--- start of Collected data ---

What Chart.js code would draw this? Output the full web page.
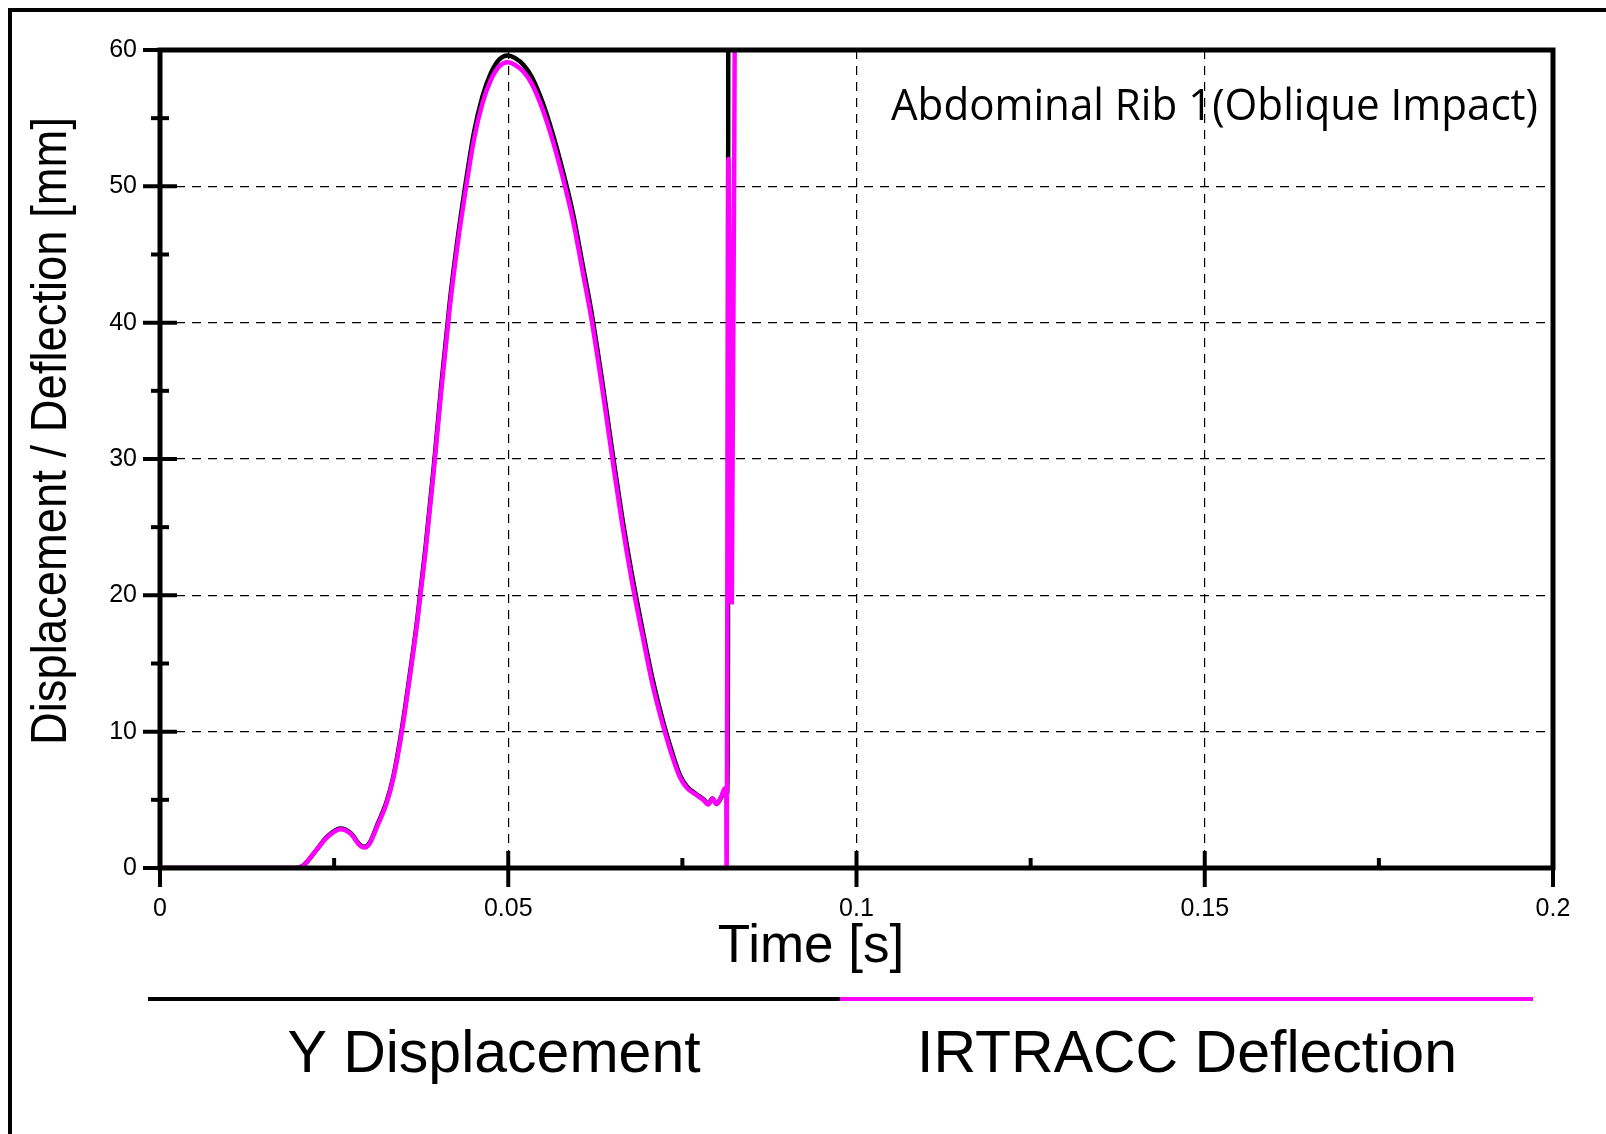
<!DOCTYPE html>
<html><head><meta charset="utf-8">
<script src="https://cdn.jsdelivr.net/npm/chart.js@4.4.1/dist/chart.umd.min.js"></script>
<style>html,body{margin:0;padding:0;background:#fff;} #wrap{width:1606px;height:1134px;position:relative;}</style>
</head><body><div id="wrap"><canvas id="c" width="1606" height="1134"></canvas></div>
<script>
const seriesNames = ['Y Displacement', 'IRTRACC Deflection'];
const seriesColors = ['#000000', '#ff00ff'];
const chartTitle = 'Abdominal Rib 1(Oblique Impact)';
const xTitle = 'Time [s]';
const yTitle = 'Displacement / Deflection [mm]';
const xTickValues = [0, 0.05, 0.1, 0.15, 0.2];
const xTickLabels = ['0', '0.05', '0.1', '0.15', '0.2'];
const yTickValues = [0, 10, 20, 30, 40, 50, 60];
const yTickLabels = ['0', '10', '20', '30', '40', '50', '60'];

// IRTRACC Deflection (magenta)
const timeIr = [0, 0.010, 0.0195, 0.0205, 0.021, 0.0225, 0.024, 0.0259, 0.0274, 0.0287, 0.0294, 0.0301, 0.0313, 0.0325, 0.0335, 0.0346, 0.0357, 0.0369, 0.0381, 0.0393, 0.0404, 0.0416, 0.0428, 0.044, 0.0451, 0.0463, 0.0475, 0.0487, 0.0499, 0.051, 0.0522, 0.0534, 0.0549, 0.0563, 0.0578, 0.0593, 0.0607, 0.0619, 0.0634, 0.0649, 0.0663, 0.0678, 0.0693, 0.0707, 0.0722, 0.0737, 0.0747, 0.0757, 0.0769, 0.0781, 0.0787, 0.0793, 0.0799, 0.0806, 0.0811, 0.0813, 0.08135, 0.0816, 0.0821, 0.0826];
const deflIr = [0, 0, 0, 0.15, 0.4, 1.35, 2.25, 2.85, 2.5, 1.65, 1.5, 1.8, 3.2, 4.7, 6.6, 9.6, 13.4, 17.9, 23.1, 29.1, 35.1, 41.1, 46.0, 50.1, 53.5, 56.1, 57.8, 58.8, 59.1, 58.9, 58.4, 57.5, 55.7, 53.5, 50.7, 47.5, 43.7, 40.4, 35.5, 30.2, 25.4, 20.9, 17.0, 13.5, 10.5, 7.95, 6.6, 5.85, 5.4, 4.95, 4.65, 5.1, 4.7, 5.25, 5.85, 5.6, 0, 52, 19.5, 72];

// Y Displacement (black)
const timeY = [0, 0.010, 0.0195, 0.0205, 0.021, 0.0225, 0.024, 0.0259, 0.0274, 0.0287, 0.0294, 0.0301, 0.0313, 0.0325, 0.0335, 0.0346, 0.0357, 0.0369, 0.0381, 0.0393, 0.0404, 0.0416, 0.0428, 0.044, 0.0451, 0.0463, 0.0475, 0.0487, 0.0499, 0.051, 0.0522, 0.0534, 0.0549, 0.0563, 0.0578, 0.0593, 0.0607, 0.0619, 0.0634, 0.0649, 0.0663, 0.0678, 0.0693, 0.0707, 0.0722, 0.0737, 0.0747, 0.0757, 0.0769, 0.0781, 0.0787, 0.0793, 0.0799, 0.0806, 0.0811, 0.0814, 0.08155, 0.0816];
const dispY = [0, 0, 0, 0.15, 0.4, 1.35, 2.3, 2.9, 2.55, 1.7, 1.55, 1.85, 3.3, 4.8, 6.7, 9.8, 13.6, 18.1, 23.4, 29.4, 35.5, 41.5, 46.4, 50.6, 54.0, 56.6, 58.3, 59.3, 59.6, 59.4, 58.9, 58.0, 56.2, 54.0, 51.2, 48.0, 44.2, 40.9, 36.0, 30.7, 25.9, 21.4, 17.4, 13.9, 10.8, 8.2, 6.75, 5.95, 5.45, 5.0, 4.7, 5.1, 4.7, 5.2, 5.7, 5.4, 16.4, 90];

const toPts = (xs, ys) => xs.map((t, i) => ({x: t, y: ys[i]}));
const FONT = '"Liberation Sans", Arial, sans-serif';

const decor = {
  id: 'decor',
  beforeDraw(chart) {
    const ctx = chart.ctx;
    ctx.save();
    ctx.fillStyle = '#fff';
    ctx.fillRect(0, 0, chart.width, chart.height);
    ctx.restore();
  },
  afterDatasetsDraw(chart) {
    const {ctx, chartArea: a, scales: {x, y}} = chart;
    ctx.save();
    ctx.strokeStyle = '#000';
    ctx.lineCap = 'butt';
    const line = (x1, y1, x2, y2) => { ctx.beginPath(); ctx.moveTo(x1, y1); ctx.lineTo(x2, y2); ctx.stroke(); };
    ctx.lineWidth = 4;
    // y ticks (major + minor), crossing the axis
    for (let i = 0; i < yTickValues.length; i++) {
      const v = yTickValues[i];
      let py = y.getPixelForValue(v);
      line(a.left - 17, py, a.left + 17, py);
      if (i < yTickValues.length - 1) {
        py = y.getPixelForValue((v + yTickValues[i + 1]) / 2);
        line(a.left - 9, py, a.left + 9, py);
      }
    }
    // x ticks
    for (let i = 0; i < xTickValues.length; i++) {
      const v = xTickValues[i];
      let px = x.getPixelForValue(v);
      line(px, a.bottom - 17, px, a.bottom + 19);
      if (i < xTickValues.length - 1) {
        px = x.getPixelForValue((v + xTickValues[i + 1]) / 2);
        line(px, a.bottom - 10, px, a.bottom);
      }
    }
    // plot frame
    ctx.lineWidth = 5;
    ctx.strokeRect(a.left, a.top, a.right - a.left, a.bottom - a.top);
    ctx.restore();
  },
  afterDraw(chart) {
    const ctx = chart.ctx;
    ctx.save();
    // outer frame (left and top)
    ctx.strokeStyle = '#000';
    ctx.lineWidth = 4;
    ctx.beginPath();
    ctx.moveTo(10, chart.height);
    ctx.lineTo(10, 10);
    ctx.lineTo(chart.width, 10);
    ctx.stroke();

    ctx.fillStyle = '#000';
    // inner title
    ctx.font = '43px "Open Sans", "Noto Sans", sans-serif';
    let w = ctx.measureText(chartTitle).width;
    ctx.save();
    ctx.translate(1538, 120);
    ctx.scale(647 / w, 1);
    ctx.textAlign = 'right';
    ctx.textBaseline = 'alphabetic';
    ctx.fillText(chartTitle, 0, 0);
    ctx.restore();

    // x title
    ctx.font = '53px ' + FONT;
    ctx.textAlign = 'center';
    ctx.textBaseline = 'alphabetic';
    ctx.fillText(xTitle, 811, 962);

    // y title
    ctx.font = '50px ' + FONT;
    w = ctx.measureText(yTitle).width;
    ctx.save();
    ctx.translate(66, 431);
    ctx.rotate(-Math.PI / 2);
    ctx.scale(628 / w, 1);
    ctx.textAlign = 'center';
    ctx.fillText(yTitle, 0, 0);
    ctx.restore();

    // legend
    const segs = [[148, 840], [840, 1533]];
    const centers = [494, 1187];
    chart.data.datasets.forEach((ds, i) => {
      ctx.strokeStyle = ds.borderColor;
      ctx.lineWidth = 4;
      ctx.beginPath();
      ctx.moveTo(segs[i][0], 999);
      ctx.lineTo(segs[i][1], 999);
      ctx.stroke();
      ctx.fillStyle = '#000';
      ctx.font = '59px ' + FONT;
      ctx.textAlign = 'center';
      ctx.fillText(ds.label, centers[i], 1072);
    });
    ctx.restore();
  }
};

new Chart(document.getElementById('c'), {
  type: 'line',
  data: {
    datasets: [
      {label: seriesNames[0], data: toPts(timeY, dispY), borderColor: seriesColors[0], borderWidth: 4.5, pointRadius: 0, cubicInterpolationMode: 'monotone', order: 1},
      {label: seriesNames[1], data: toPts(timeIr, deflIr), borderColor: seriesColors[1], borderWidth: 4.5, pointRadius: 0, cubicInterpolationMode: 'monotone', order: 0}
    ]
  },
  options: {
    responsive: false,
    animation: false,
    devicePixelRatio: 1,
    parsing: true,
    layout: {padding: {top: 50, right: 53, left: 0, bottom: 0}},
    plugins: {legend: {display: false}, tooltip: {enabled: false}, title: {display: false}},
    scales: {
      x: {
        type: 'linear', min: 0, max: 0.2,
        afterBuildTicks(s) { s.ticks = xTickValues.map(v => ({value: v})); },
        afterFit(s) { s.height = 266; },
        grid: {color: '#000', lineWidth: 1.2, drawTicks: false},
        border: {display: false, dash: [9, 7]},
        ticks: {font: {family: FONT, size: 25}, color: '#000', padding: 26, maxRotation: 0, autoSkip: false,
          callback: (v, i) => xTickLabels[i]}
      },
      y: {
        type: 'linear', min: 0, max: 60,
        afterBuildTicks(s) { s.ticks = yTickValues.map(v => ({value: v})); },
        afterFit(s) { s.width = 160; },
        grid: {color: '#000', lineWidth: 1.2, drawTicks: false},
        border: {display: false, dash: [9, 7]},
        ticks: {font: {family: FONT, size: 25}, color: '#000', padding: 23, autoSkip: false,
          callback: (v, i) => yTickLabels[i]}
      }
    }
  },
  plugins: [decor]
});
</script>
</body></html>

--- end of Collected data ---

Copy nothing but the lines from the top of the material through the line holding "52, 19.5, 72];", exactly as written; omit pictures.

## Solution below:
What Chart.js code would draw this? Output the full web page.
<!DOCTYPE html>
<html><head><meta charset="utf-8">
<script src="https://cdn.jsdelivr.net/npm/chart.js@4.4.1/dist/chart.umd.min.js"></script>
<style>html,body{margin:0;padding:0;background:#fff;} #wrap{width:1606px;height:1134px;position:relative;}</style>
</head><body><div id="wrap"><canvas id="c" width="1606" height="1134"></canvas></div>
<script>
const seriesNames = ['Y Displacement', 'IRTRACC Deflection'];
const seriesColors = ['#000000', '#ff00ff'];
const chartTitle = 'Abdominal Rib 1(Oblique Impact)';
const xTitle = 'Time [s]';
const yTitle = 'Displacement / Deflection [mm]';
const xTickValues = [0, 0.05, 0.1, 0.15, 0.2];
const xTickLabels = ['0', '0.05', '0.1', '0.15', '0.2'];
const yTickValues = [0, 10, 20, 30, 40, 50, 60];
const yTickLabels = ['0', '10', '20', '30', '40', '50', '60'];

// IRTRACC Deflection (magenta)
const timeIr = [0, 0.010, 0.0195, 0.0205, 0.021, 0.0225, 0.024, 0.0259, 0.0274, 0.0287, 0.0294, 0.0301, 0.0313, 0.0325, 0.0335, 0.0346, 0.0357, 0.0369, 0.0381, 0.0393, 0.0404, 0.0416, 0.0428, 0.044, 0.0451, 0.0463, 0.0475, 0.0487, 0.0499, 0.051, 0.0522, 0.0534, 0.0549, 0.0563, 0.0578, 0.0593, 0.0607, 0.0619, 0.0634, 0.0649, 0.0663, 0.0678, 0.0693, 0.0707, 0.0722, 0.0737, 0.0747, 0.0757, 0.0769, 0.0781, 0.0787, 0.0793, 0.0799, 0.0806, 0.0811, 0.0813, 0.08135, 0.0816, 0.0821, 0.0826];
const deflIr = [0, 0, 0, 0.15, 0.4, 1.35, 2.25, 2.85, 2.5, 1.65, 1.5, 1.8, 3.2, 4.7, 6.6, 9.6, 13.4, 17.9, 23.1, 29.1, 35.1, 41.1, 46.0, 50.1, 53.5, 56.1, 57.8, 58.8, 59.1, 58.9, 58.4, 57.5, 55.7, 53.5, 50.7, 47.5, 43.7, 40.4, 35.5, 30.2, 25.4, 20.9, 17.0, 13.5, 10.5, 7.95, 6.6, 5.85, 5.4, 4.95, 4.65, 5.1, 4.7, 5.25, 5.85, 5.6, 0, 52, 19.5, 72];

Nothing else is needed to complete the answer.